◆ **Exercise requirements**
Everything in the data should be repeated exactly, save for the images.
* * * * *
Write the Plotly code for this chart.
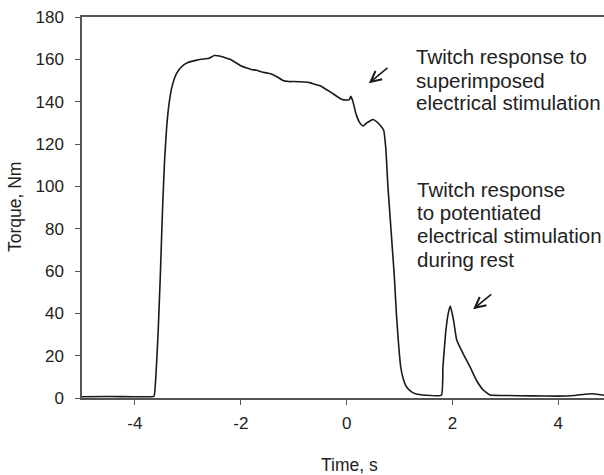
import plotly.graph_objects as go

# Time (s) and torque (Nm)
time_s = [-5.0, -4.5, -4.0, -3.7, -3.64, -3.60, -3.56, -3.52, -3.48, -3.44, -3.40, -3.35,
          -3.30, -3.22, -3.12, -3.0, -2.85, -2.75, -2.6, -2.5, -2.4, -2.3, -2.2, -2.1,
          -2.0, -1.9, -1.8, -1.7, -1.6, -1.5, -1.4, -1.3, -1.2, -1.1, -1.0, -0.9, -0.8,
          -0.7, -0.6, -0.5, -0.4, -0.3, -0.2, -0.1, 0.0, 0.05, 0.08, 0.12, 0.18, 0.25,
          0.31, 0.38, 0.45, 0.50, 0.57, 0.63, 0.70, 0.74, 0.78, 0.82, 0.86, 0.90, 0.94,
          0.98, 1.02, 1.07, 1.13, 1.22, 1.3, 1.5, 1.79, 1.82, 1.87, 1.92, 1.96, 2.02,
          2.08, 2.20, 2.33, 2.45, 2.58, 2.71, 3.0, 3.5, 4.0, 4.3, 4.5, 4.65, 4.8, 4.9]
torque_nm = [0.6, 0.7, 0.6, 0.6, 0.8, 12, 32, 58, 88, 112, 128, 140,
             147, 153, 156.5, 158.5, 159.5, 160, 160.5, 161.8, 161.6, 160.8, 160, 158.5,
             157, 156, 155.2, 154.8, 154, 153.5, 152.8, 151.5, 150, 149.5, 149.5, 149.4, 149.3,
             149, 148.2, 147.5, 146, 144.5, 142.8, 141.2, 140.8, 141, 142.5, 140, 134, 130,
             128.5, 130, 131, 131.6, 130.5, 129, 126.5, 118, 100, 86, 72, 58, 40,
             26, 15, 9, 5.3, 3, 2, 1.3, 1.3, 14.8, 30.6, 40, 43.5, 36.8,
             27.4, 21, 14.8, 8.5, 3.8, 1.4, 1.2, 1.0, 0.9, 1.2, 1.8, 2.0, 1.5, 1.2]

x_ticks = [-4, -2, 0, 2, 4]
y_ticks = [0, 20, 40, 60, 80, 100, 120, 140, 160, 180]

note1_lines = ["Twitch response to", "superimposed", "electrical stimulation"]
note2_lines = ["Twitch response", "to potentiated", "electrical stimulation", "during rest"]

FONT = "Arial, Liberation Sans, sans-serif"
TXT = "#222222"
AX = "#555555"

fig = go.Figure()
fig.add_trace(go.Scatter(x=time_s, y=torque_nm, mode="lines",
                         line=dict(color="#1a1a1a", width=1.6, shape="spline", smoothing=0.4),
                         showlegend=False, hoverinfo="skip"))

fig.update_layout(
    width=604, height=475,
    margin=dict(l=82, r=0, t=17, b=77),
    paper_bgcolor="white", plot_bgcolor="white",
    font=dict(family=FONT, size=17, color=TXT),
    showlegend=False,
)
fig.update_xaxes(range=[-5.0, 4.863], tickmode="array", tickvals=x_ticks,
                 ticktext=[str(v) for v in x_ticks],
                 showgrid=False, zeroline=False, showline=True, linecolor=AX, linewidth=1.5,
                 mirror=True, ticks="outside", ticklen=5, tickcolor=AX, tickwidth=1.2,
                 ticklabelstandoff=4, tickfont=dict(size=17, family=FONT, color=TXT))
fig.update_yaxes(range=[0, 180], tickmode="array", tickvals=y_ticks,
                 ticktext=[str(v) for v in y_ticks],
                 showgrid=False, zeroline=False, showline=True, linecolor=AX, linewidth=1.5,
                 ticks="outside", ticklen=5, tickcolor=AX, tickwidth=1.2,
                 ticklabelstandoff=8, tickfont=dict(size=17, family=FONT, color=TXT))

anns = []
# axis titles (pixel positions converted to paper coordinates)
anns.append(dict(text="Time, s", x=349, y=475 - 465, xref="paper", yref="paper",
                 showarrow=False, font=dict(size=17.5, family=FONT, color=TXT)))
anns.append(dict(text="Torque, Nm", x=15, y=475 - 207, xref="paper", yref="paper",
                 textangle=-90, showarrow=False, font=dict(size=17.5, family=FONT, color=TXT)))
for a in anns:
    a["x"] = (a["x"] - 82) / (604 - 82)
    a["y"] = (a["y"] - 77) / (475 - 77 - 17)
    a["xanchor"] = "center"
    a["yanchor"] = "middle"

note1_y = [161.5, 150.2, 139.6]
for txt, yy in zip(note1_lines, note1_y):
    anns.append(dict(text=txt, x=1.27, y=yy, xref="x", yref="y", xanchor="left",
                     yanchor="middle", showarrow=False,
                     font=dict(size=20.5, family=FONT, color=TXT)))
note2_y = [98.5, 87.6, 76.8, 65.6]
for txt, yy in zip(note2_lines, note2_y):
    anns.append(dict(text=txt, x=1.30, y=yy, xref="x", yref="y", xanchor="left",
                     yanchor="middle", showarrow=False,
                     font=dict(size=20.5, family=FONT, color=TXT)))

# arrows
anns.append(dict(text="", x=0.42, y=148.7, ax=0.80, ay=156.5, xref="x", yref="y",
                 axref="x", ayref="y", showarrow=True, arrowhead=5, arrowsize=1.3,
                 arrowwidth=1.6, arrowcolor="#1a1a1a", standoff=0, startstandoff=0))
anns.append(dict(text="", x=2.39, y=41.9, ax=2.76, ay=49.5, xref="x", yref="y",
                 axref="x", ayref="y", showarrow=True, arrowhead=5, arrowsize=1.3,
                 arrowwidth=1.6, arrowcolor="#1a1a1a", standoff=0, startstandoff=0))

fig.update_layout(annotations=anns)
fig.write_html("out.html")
* * * * *
◆ **Task answer**
Write the Plotly code for this chart.
import plotly.graph_objects as go

# Time (s) and torque (Nm)
time_s = [-5.0, -4.5, -4.0, -3.7, -3.64, -3.60, -3.56, -3.52, -3.48, -3.44, -3.40, -3.35,
          -3.30, -3.22, -3.12, -3.0, -2.85, -2.75, -2.6, -2.5, -2.4, -2.3, -2.2, -2.1,
          -2.0, -1.9, -1.8, -1.7, -1.6, -1.5, -1.4, -1.3, -1.2, -1.1, -1.0, -0.9, -0.8,
          -0.7, -0.6, -0.5, -0.4, -0.3, -0.2, -0.1, 0.0, 0.05, 0.08, 0.12, 0.18, 0.25,
          0.31, 0.38, 0.45, 0.50, 0.57, 0.63, 0.70, 0.74, 0.78, 0.82, 0.86, 0.90, 0.94,
          0.98, 1.02, 1.07, 1.13, 1.22, 1.3, 1.5, 1.79, 1.82, 1.87, 1.92, 1.96, 2.02,
          2.08, 2.20, 2.33, 2.45, 2.58, 2.71, 3.0, 3.5, 4.0, 4.3, 4.5, 4.65, 4.8, 4.9]
torque_nm = [0.6, 0.7, 0.6, 0.6, 0.8, 12, 32, 58, 88, 112, 128, 140,
             147, 153, 156.5, 158.5, 159.5, 160, 160.5, 161.8, 161.6, 160.8, 160, 158.5,
             157, 156, 155.2, 154.8, 154, 153.5, 152.8, 151.5, 150, 149.5, 149.5, 149.4, 149.3,
             149, 148.2, 147.5, 146, 144.5, 142.8, 141.2, 140.8, 141, 142.5, 140, 134, 130,
             128.5, 130, 131, 131.6, 130.5, 129, 126.5, 118, 100, 86, 72, 58, 40,
             26, 15, 9, 5.3, 3, 2, 1.3, 1.3, 14.8, 30.6, 40, 43.5, 36.8,
             27.4, 21, 14.8, 8.5, 3.8, 1.4, 1.2, 1.0, 0.9, 1.2, 1.8, 2.0, 1.5, 1.2]

x_ticks = [-4, -2, 0, 2, 4]
y_ticks = [0, 20, 40, 60, 80, 100, 120, 140, 160, 180]

note1_lines = ["Twitch response to", "superimposed", "electrical stimulation"]
note2_lines = ["Twitch response", "to potentiated", "electrical stimulation", "during rest"]

FONT = "Arial, Liberation Sans, sans-serif"
TXT = "#222222"
AX = "#555555"

fig = go.Figure()
fig.add_trace(go.Scatter(x=time_s, y=torque_nm, mode="lines",
                         line=dict(color="#1a1a1a", width=1.6, shape="spline", smoothing=0.4),
                         showlegend=False, hoverinfo="skip"))

fig.update_layout(
    width=604, height=475,
    margin=dict(l=82, r=0, t=17, b=77),
    paper_bgcolor="white", plot_bgcolor="white",
    font=dict(family=FONT, size=17, color=TXT),
    showlegend=False,
)
fig.update_xaxes(range=[-5.0, 4.863], tickmode="array", tickvals=x_ticks,
                 ticktext=[str(v) for v in x_ticks],
                 showgrid=False, zeroline=False, showline=True, linecolor=AX, linewidth=1.5,
                 mirror=True, ticks="outside", ticklen=5, tickcolor=AX, tickwidth=1.2,
                 ticklabelstandoff=4, tickfont=dict(size=17, family=FONT, color=TXT))
fig.update_yaxes(range=[0, 180], tickmode="array", tickvals=y_ticks,
                 ticktext=[str(v) for v in y_ticks],
                 showgrid=False, zeroline=False, showline=True, linecolor=AX, linewidth=1.5,
                 ticks="outside", ticklen=5, tickcolor=AX, tickwidth=1.2,
                 ticklabelstandoff=8, tickfont=dict(size=17, family=FONT, color=TXT))

anns = []
# axis titles (pixel positions converted to paper coordinates)
anns.append(dict(text="Time, s", x=349, y=475 - 465, xref="paper", yref="paper",
                 showarrow=False, font=dict(size=17.5, family=FONT, color=TXT)))
anns.append(dict(text="Torque, Nm", x=15, y=475 - 207, xref="paper", yref="paper",
                 textangle=-90, showarrow=False, font=dict(size=17.5, family=FONT, color=TXT)))
for a in anns:
    a["x"] = (a["x"] - 82) / (604 - 82)
    a["y"] = (a["y"] - 77) / (475 - 77 - 17)
    a["xanchor"] = "center"
    a["yanchor"] = "middle"

note1_y = [161.5, 150.2, 139.6]
for txt, yy in zip(note1_lines, note1_y):
    anns.append(dict(text=txt, x=1.27, y=yy, xref="x", yref="y", xanchor="left",
                     yanchor="middle", showarrow=False,
                     font=dict(size=20.5, family=FONT, color=TXT)))
note2_y = [98.5, 87.6, 76.8, 65.6]
for txt, yy in zip(note2_lines, note2_y):
    anns.append(dict(text=txt, x=1.30, y=yy, xref="x", yref="y", xanchor="left",
                     yanchor="middle", showarrow=False,
                     font=dict(size=20.5, family=FONT, color=TXT)))

# arrows
anns.append(dict(text="", x=0.42, y=148.7, ax=0.80, ay=156.5, xref="x", yref="y",
                 axref="x", ayref="y", showarrow=True, arrowhead=5, arrowsize=1.3,
                 arrowwidth=1.6, arrowcolor="#1a1a1a", standoff=0, startstandoff=0))
anns.append(dict(text="", x=2.39, y=41.9, ax=2.76, ay=49.5, xref="x", yref="y",
                 axref="x", ayref="y", showarrow=True, arrowhead=5, arrowsize=1.3,
                 arrowwidth=1.6, arrowcolor="#1a1a1a", standoff=0, startstandoff=0))

fig.update_layout(annotations=anns)
fig.write_html("out.html")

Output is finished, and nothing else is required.